Exercise requirements:
Strip the pictures and reproduce the rest of the listing exactly.

Material:
⁂
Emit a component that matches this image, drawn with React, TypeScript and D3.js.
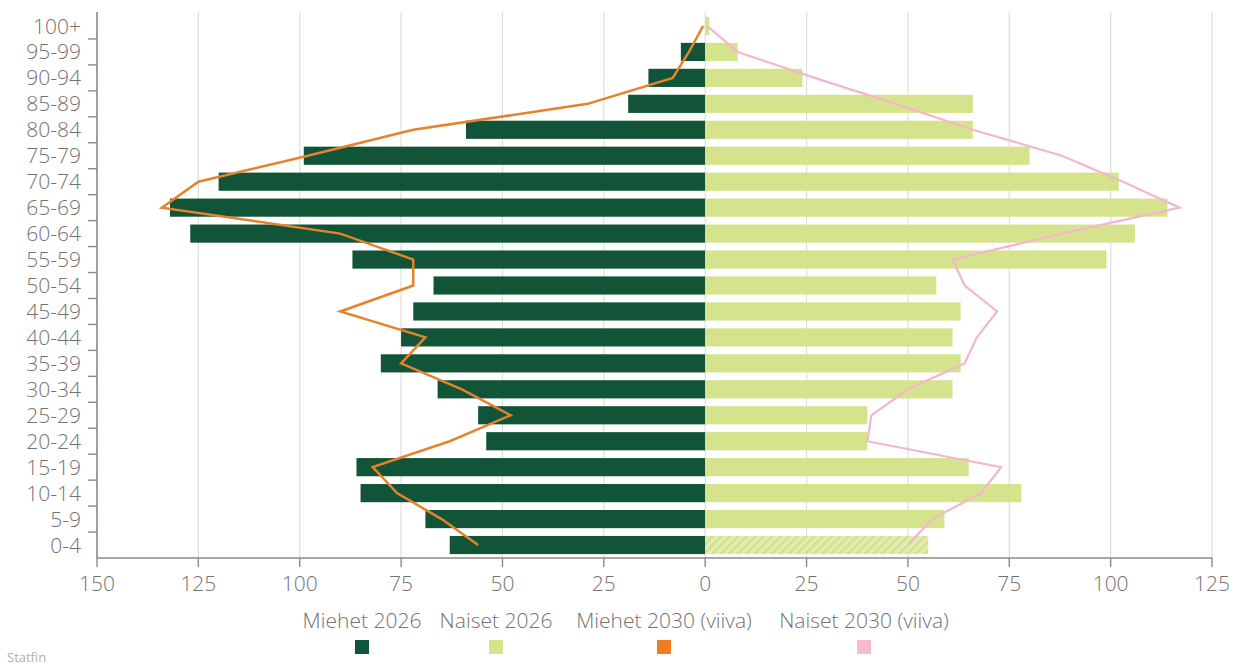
import { useEffect, useRef } from "react";
import * as d3 from "d3";

// age groups, youngest first
const ages = [
  "0-4", "5-9", "10-14", "15-19", "20-24", "25-29", "30-34", "35-39", "40-44",
  "45-49", "50-54", "55-59", "60-64", "65-69", "70-74", "75-79", "80-84",
  "85-89", "90-94", "95-99", "100+",
];

const men2026 = [63, 69, 85, 86, 54, 56, 66, 80, 75, 72, 67, 87, 127, 132, 120, 99, 59, 19, 14, 6, 0];
const women2026 = [55, 59, 78, 65, 40, 40, 61, 63, 61, 63, 57, 99, 106, 114, 102, 80, 66, 66, 24, 8, 1];
const men2030 = [56, 65, 76, 82, 63, 48, 60, 75, 69, 90, 72, 72, 90, 134, 125, 98, 72, 29, 8, 4, 0.5];
const women2030 = [50, 56, 68, 73, 40, 41, 50, 64, 67, 72, 64, 61, 88, 117, 103, 88, 66, 47, 27, 8, 0.5];

const xTicks = [-150, -125, -100, -75, -50, -25, 0, 25, 50, 75, 100, 125];

const legendItems = [
  { label: "Miehet 2026", color: "#115438", cx: 362 },
  { label: "Naiset 2026", color: "#d5e48c", cx: 496 },
  { label: "Miehet 2030 (viiva)", color: "#ef7d22", cx: 664 },
  { label: "Naiset 2030 (viiva)", color: "#f5bcd0", cx: 864 },
];

const W = 1237;
const H = 666;
const FONT = "'Open Sans', 'Noto Sans', sans-serif";
const TEXT = "#727272";
const FS = 21;

export default function App() {
  const ref = useRef<SVGSVGElement>(null);

  useEffect(() => {
    if (!ref.current) return;
    const svg = d3.select(ref.current);
    svg.selectAll("*").remove();

    const left = 97;
    const right = 1212;
    const top = 13;
    const bottom = 558;

    const x = d3.scaleLinear().domain([-150, 125]).range([left, right]);
    const y = d3
      .scaleBand<string>()
      .domain([...ages].reverse())
      .range([top, bottom])
      .paddingInner(0.3)
      .paddingOuter(0.15);
    const step = y.step();
    const bw = y.bandwidth();

    const defs = svg.append("defs");
    const pat = defs
      .append("pattern")
      .attr("id", "hatch")
      .attr("patternUnits", "userSpaceOnUse")
      .attr("width", 6)
      .attr("height", 6)
      .attr("patternTransform", "rotate(45)");
    pat.append("rect").attr("width", 6).attr("height", 6).attr("fill", "#e3ecb4");
    pat.append("rect").attr("width", 2.5).attr("height", 6).attr("fill", "#d3e289");

    // grid
    svg
      .append("g")
      .selectAll("line")
      .data(xTicks.slice(1))
      .join("line")
      .attr("x1", (d) => x(d))
      .attr("x2", (d) => x(d))
      .attr("y1", top - 1)
      .attr("y2", bottom)
      .attr("stroke", "#dedede")
      .attr("stroke-width", 1.2);

    // bars
    svg
      .append("g")
      .selectAll("rect")
      .data(ages)
      .join("rect")
      .attr("x", (_, i) => x(-men2026[i]))
      .attr("y", (d) => y(d)!)
      .attr("width", (_, i) => x(0) - x(-men2026[i]))
      .attr("height", bw)
      .attr("fill", "#115438");

    svg
      .append("g")
      .selectAll("rect")
      .data(ages)
      .join("rect")
      .attr("x", x(0))
      .attr("y", (d) => y(d)!)
      .attr("width", (_, i) => x(women2026[i]) - x(0))
      .attr("height", bw)
      .attr("fill", (_, i) => (i === 0 ? "url(#hatch)" : "#d5e48c"));

    // lines
    const cy = (i: number) => y(ages[i])! + bw / 2;
    const menLine = d3
      .line<number>()
      .x((v) => x(-v))
      .y((_, i) => cy(i));
    const womenLine = d3
      .line<number>()
      .x((v) => x(v))
      .y((_, i) => cy(i));

    svg
      .append("path")
      .attr("d", womenLine(women2030))
      .attr("fill", "none")
      .attr("stroke", "#f3b6cb")
      .attr("stroke-width", 2.2)
      .attr("stroke-linejoin", "miter");
    svg
      .append("path")
      .attr("d", menLine(men2030))
      .attr("fill", "none")
      .attr("stroke", "#e5832d")
      .attr("stroke-width", 2.5)
      .attr("stroke-linejoin", "miter");

    // axes
    const axisColor = "#8a8a8a";
    svg
      .append("line")
      .attr("x1", left)
      .attr("x2", left)
      .attr("y1", top - 1)
      .attr("y2", bottom)
      .attr("stroke", axisColor)
      .attr("stroke-width", 1.6);
    svg
      .append("line")
      .attr("x1", left)
      .attr("x2", right)
      .attr("y1", bottom)
      .attr("y2", bottom)
      .attr("stroke", axisColor)
      .attr("stroke-width", 1.6);

    // y ticks at band boundaries
    svg
      .append("g")
      .selectAll("line")
      .data(d3.range(1, ages.length))
      .join("line")
      .attr("x1", left - 9)
      .attr("x2", left)
      .attr("y1", (i) => top + i * step)
      .attr("y2", (i) => top + i * step)
      .attr("stroke", axisColor)
      .attr("stroke-width", 1.4);

    svg
      .append("g")
      .selectAll("text")
      .data(ages)
      .join("text")
      .attr("x", 81)
      .attr("y", (d) => y(d)! + bw / 2)
      .attr("dy", "0.36em")
      .attr("text-anchor", "end")
      .attr("font-family", FONT)
      .attr("font-size", FS)
      .attr("font-weight", 300)
      .attr("fill", TEXT)
      .text((d) => d);

    // x ticks
    svg
      .append("g")
      .selectAll("line")
      .data(xTicks)
      .join("line")
      .attr("x1", (d) => x(d))
      .attr("x2", (d) => x(d))
      .attr("y1", bottom)
      .attr("y2", bottom + 9)
      .attr("stroke", axisColor)
      .attr("stroke-width", 1.4);

    svg
      .append("g")
      .selectAll("text")
      .data(xTicks)
      .join("text")
      .attr("x", (d) => x(d))
      .attr("y", 591)
      .attr("text-anchor", "middle")
      .attr("font-family", FONT)
      .attr("font-size", FS)
      .attr("font-weight", 300)
      .attr("fill", TEXT)
      .text((d) => String(Math.abs(d)));

    // legend
    const lg = svg.append("g");
    lg.selectAll("text")
      .data(legendItems)
      .join("text")
      .attr("x", (d) => d.cx)
      .attr("y", 628)
      .attr("text-anchor", "middle")
      .attr("font-family", FONT)
      .attr("font-size", FS)
      .attr("font-weight", 300)
      .attr("fill", TEXT)
      .text((d) => d.label);
    lg.selectAll("rect")
      .data(legendItems)
      .join("rect")
      .attr("x", (d) => d.cx - 7)
      .attr("y", 640)
      .attr("width", 14)
      .attr("height", 14)
      .attr("fill", (d) => d.color);

    svg
      .append("text")
      .attr("x", 7)
      .attr("y", 662)
      .attr("font-family", FONT)
      .attr("font-size", 13)
      .attr("fill", "#b0b0b0")
      .text("Statfin");
  }, []);

  return (
    <svg
      ref={ref}
      width={W}
      height={H}
      style={{ position: "absolute", left: 0, top: 0, background: "#fff" }}
    />
  );
}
⁂
Result of the task:
Emit a component that matches this image, drawn with React, TypeScript and D3.js.
import { useEffect, useRef } from "react";
import * as d3 from "d3";

// age groups, youngest first
const ages = [
  "0-4", "5-9", "10-14", "15-19", "20-24", "25-29", "30-34", "35-39", "40-44",
  "45-49", "50-54", "55-59", "60-64", "65-69", "70-74", "75-79", "80-84",
  "85-89", "90-94", "95-99", "100+",
];

const men2026 = [63, 69, 85, 86, 54, 56, 66, 80, 75, 72, 67, 87, 127, 132, 120, 99, 59, 19, 14, 6, 0];
const women2026 = [55, 59, 78, 65, 40, 40, 61, 63, 61, 63, 57, 99, 106, 114, 102, 80, 66, 66, 24, 8, 1];
const men2030 = [56, 65, 76, 82, 63, 48, 60, 75, 69, 90, 72, 72, 90, 134, 125, 98, 72, 29, 8, 4, 0.5];
const women2030 = [50, 56, 68, 73, 40, 41, 50, 64, 67, 72, 64, 61, 88, 117, 103, 88, 66, 47, 27, 8, 0.5];

const xTicks = [-150, -125, -100, -75, -50, -25, 0, 25, 50, 75, 100, 125];

const legendItems = [
  { label: "Miehet 2026", color: "#115438", cx: 362 },
  { label: "Naiset 2026", color: "#d5e48c", cx: 496 },
  { label: "Miehet 2030 (viiva)", color: "#ef7d22", cx: 664 },
  { label: "Naiset 2030 (viiva)", color: "#f5bcd0", cx: 864 },
];

const W = 1237;
const H = 666;
const FONT = "'Open Sans', 'Noto Sans', sans-serif";
const TEXT = "#727272";
const FS = 21;

export default function App() {
  const ref = useRef<SVGSVGElement>(null);

  useEffect(() => {
    if (!ref.current) return;
    const svg = d3.select(ref.current);
    svg.selectAll("*").remove();

    const left = 97;
    const right = 1212;
    const top = 13;
    const bottom = 558;

    const x = d3.scaleLinear().domain([-150, 125]).range([left, right]);
    const y = d3
      .scaleBand<string>()
      .domain([...ages].reverse())
      .range([top, bottom])
      .paddingInner(0.3)
      .paddingOuter(0.15);
    const step = y.step();
    const bw = y.bandwidth();

    const defs = svg.append("defs");
    const pat = defs
      .append("pattern")
      .attr("id", "hatch")
      .attr("patternUnits", "userSpaceOnUse")
      .attr("width", 6)
      .attr("height", 6)
      .attr("patternTransform", "rotate(45)");
    pat.append("rect").attr("width", 6).attr("height", 6).attr("fill", "#e3ecb4");
    pat.append("rect").attr("width", 2.5).attr("height", 6).attr("fill", "#d3e289");

    // grid
    svg
      .append("g")
      .selectAll("line")
      .data(xTicks.slice(1))
      .join("line")
      .attr("x1", (d) => x(d))
      .attr("x2", (d) => x(d))
      .attr("y1", top - 1)
      .attr("y2", bottom)
      .attr("stroke", "#dedede")
      .attr("stroke-width", 1.2);

    // bars
    svg
      .append("g")
      .selectAll("rect")
      .data(ages)
      .join("rect")
      .attr("x", (_, i) => x(-men2026[i]))
      .attr("y", (d) => y(d)!)
      .attr("width", (_, i) => x(0) - x(-men2026[i]))
      .attr("height", bw)
      .attr("fill", "#115438");

    svg
      .append("g")
      .selectAll("rect")
      .data(ages)
      .join("rect")
      .attr("x", x(0))
      .attr("y", (d) => y(d)!)
      .attr("width", (_, i) => x(women2026[i]) - x(0))
      .attr("height", bw)
      .attr("fill", (_, i) => (i === 0 ? "url(#hatch)" : "#d5e48c"));

    // lines
    const cy = (i: number) => y(ages[i])! + bw / 2;
    const menLine = d3
      .line<number>()
      .x((v) => x(-v))
      .y((_, i) => cy(i));
    const womenLine = d3
      .line<number>()
      .x((v) => x(v))
      .y((_, i) => cy(i));

    svg
      .append("path")
      .attr("d", womenLine(women2030))
      .attr("fill", "none")
      .attr("stroke", "#f3b6cb")
      .attr("stroke-width", 2.2)
      .attr("stroke-linejoin", "miter");
    svg
      .append("path")
      .attr("d", menLine(men2030))
      .attr("fill", "none")
      .attr("stroke", "#e5832d")
      .attr("stroke-width", 2.5)
      .attr("stroke-linejoin", "miter");

    // axes
    const axisColor = "#8a8a8a";
    svg
      .append("line")
      .attr("x1", left)
      .attr("x2", left)
      .attr("y1", top - 1)
      .attr("y2", bottom)
      .attr("stroke", axisColor)
      .attr("stroke-width", 1.6);
    svg
      .append("line")
      .attr("x1", left)
      .attr("x2", right)
      .attr("y1", bottom)
      .attr("y2", bottom)
      .attr("stroke", axisColor)
      .attr("stroke-width", 1.6);

    // y ticks at band boundaries
    svg
      .append("g")
      .selectAll("line")
      .data(d3.range(1, ages.length))
      .join("line")
      .attr("x1", left - 9)
      .attr("x2", left)
      .attr("y1", (i) => top + i * step)
      .attr("y2", (i) => top + i * step)
      .attr("stroke", axisColor)
      .attr("stroke-width", 1.4);

    svg
      .append("g")
      .selectAll("text")
      .data(ages)
      .join("text")
      .attr("x", 81)
      .attr("y", (d) => y(d)! + bw / 2)
      .attr("dy", "0.36em")
      .attr("text-anchor", "end")
      .attr("font-family", FONT)
      .attr("font-size", FS)
      .attr("font-weight", 300)
      .attr("fill", TEXT)
      .text((d) => d);

    // x ticks
    svg
      .append("g")
      .selectAll("line")
      .data(xTicks)
      .join("line")
      .attr("x1", (d) => x(d))
      .attr("x2", (d) => x(d))
      .attr("y1", bottom)
      .attr("y2", bottom + 9)
      .attr("stroke", axisColor)
      .attr("stroke-width", 1.4);

    svg
      .append("g")
      .selectAll("text")
      .data(xTicks)
      .join("text")
      .attr("x", (d) => x(d))
      .attr("y", 591)
      .attr("text-anchor", "middle")
      .attr("font-family", FONT)
      .attr("font-size", FS)
      .attr("font-weight", 300)
      .attr("fill", TEXT)
      .text((d) => String(Math.abs(d)));

    // legend
    const lg = svg.append("g");
    lg.selectAll("text")
      .data(legendItems)
      .join("text")
      .attr("x", (d) => d.cx)
      .attr("y", 628)
      .attr("text-anchor", "middle")
      .attr("font-family", FONT)
      .attr("font-size", FS)
      .attr("font-weight", 300)
      .attr("fill", TEXT)
      .text((d) => d.label);
    lg.selectAll("rect")
      .data(legendItems)
      .join("rect")
      .attr("x", (d) => d.cx - 7)
      .attr("y", 640)
      .attr("width", 14)
      .attr("height", 14)
      .attr("fill", (d) => d.color);

    svg
      .append("text")
      .attr("x", 7)
      .attr("y", 662)
      .attr("font-family", FONT)
      .attr("font-size", 13)
      .attr("fill", "#b0b0b0")
      .text("Statfin");
  }, []);

  return (
    <svg
      ref={ref}
      width={W}
      height={H}
      style={{ position: "absolute", left: 0, top: 0, background: "#fff" }}
    />
  );
}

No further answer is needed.